Work across multiple business units to implement SLO tracking tool (Dynatrace Site Reliability Guardian). This will be deployed across 200+ critical applications in the coming months.
Partner with teams in Platform, Security, Engineering to implement Synthetic Monitoring best practices, including alerting, maintenance, and cost management.
Implement solution in Dynatrace to track MFA sign-in using Business Events to capture user login experience.
Implement license management reporting and monitoring for Dynatrace and Appdynamics.
Designed automation to integrate, implement, and support Dynatrace in a large enterprise environment from the ground up. Utilizing internal and vendor APIs, automation was built that integrated with our Change Management Database (ServiceNow) for application metadata, and Slack/PagerDuty for alerting. This has enabled development teams to get observability 'out of the box' for their applications with minimal effort.
Present topics at all hands meetings to promote observability best practices, introduce new features, and conduct training seminars.
Maintain internal observability documentation and training materials for new hires and existing team members.
Worked with teams across the organization to reduce synthetic monitoring use costs. Built reporting tools using Python to manage this task.
Write and maintain various ad-hoc scripts to interact with monitoring tool APIs including Dynatrace, PagerDuty, Grafana, InfluxDB, Github, AWS, Thycrotic SecretServer, and various internal APIs.
Updated standard Terraform to include Dynatrace, which is now deployed on over 8,000 on-prem servers, thousands of cloud instances, ECS containers, lambda functions, and 160+ Kubernetes clusters.
Conducted Enterprise Observability Tool Proof of Concepts to evaluate the existing open-source monitoring solution against 2 commercial vendors (Dynatrace and Datadog).
Designed and developed serverless automation for PagerDuty, including user integration with Active Directory, Microsoft Teams Meetings for every incident created, post incident review processes, and internal Application Catalog.
Re-architected metrics ingestion platform, backend, and metrics routing to increase reliability significantly.
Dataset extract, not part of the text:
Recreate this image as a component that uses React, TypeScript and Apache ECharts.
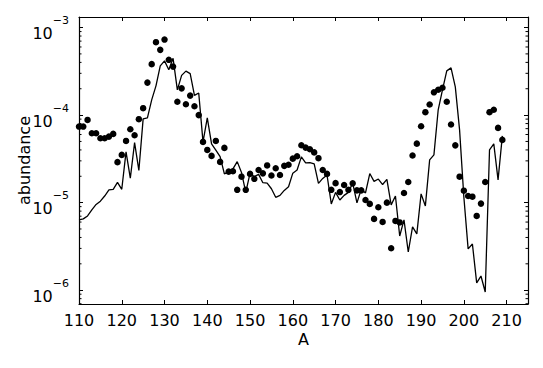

Deployed a solution on Kubernetes that batched, aggregated and routed metrics to different storage backends. Previously there were weekly incidents for the on-call engineer, there has been one production issue since deployment over 4 years ago.
Built and operated an open-source monitoring stack (Grafana, InfluxDB, Telegraf) in AWS to provide a self-service developer experience, which eliminated my team as a bottleneck for monitoring changes.
Mentor junior team members, conduct code reviews, and lead agile ceremonies.